16:30-18:30 Session 4

Contributed talks

16:30
Beyond Polarity: Towards A Multi-Discipline Intermediate Language with Sharing
SPEAKER: Paul Downen

ABSTRACT. The study of polarity in computation has revealed that an "ideal" programming language combines both call-by-value and call-by-name evaluation; the two calling conventions are each ideal for half the types in a programming language. But this binary choice leaves out call-by-need which is used in practice to implement lazy-by-default languages like Haskell. We show how the notion of polarity can be extended beyond the value/name dichotomy to include call-by-need by only adding a mechanism for sharing and the extra polarity shifts to connect them, which is enough to compile a Haskell-like functional language with user-defined types.

17:00
On compositionality of dinatural transformations

ABSTRACT. Natural transformations are ubiquitous in mathematics, logic and computer science. For operations of mixed variance, such as currying and evaluation in the lambda-calculus, Eilenberg and Kelly's notion of extranatural transformation, and often the even more general dinatural transformation, is required. Unfortunately dinaturals are not closed under composition except in special circumstances. This paper presents a new sufficient condition for composability.

We propose a generalised notion of dinatural transformation in many variables, and extend the Eilenberg-Kelly account of composition for extranaturals to these transformations.
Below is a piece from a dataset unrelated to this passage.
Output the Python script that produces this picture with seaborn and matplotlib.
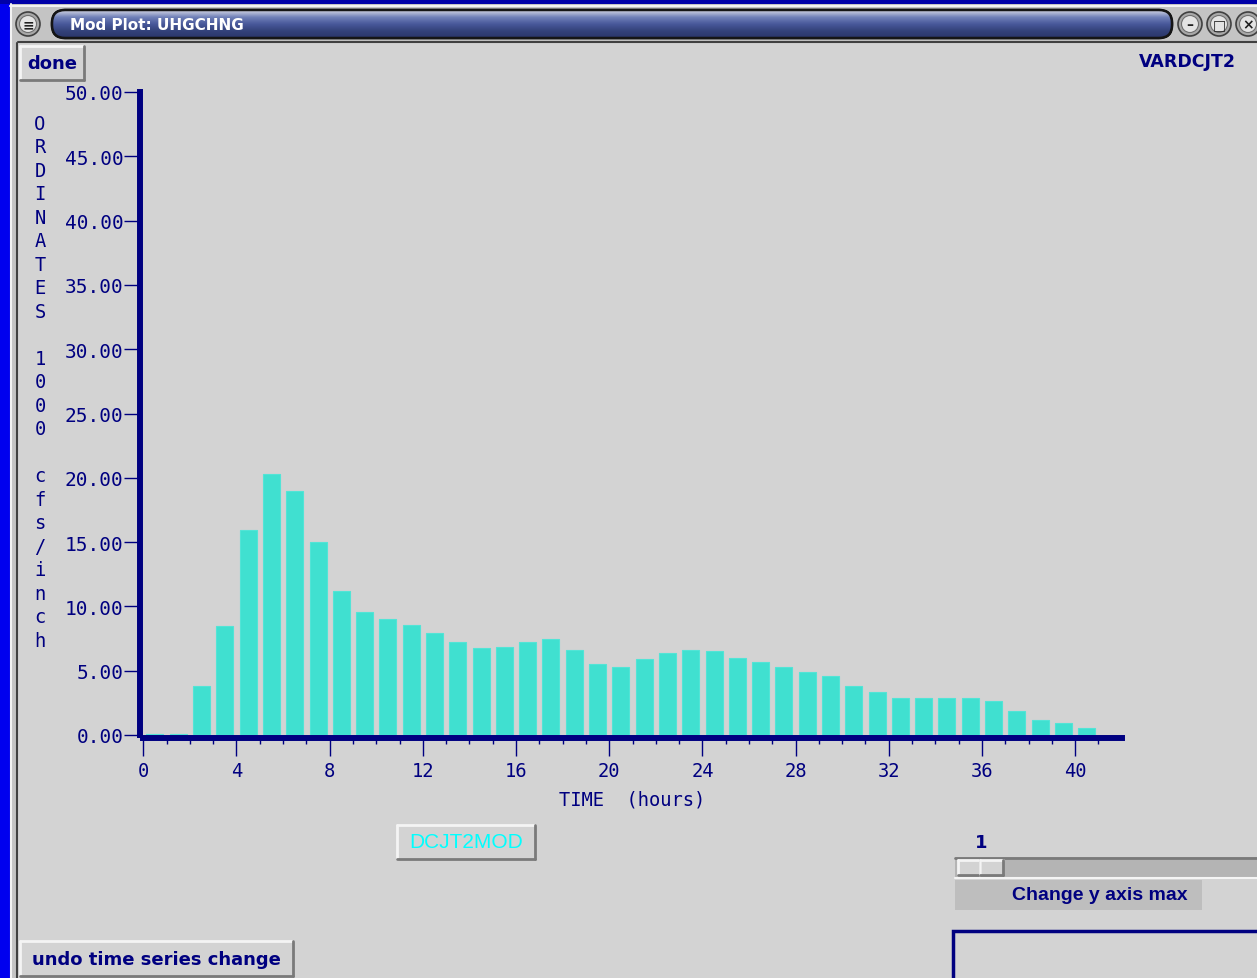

Our main result is that a composition of dinatural transformations which creates no cyclic connections between arguments yields a dinatural transformation.

We also extend the classical notion of horizontal composition to our generalised dinaturals and demonstrate that it is associative and has identities.

17:30
Rule Algebras for Adhesive Categories
SPEAKER: Nicolas Behr

ABSTRACT. We show that every adhesive category gives rise to an associative algebra of rewriting rules induced by the notion of double-pushout (DPO) rewriting and the associated notion of concurrent production. In contrast to the original formulation of rule algebras in terms of relations between (a concrete notion of) graphs, here we work in an abstract categorical setting. Doing this, we extend the classical concurrency theorem of DPO rewriting and show that the composition of DPO rules along abstract dependency relations is, in a natural sense, an associative operation. If in addition the adhesive category possesses an initial object, the resulting rule algebra is also unital. We demonstrate that in this setting a natural definition of canonical representation of the rule algebras is obtainable, which in turn opens the possibility of applying the concept to define and compute statistical moments of observables in stochastic DPO rewriting systems.

18:00
Graphical Conjunctive Queries
SPEAKER: Jens Seeber

ABSTRACT. The Calculus of Conjunctive Queries (CCQ) has foundational status in database theory. A celebrated theorem of Chandra and Merlin states that CCQ query inclusion is decidable. Its proof transforms logical formulas to graphs: each query has a universal model - a kind of graph - and query inclusion reduces to the existence of a graph homomorphism between universal models.

We introduce the diagrammatic language Graphical Conjunctive Queries (GCQ) and show that it has the same expressivity as CCQ. GCQ terms are string diagrams, and their algebraic structure allows us to derive a sound and complete axiomatisation of query inclusion, which turns out to be exactly Carboni and Walters' notion of Cartesian bicategory of relations. Our completeness proof exploits the combinatorial nature of string diagrams as (certain cospans of) hypergraphs: Chandra and Merlin's insights inspire a theorem that relates such cospans with spans. Completeness and decidability of the (in)equational theory of GCQ follow as a corollary. Categorically speaking, our contribution is a model-theoretic completeness theorem of free cartesian bicategories (on a relational signature) for the category of sets and relations.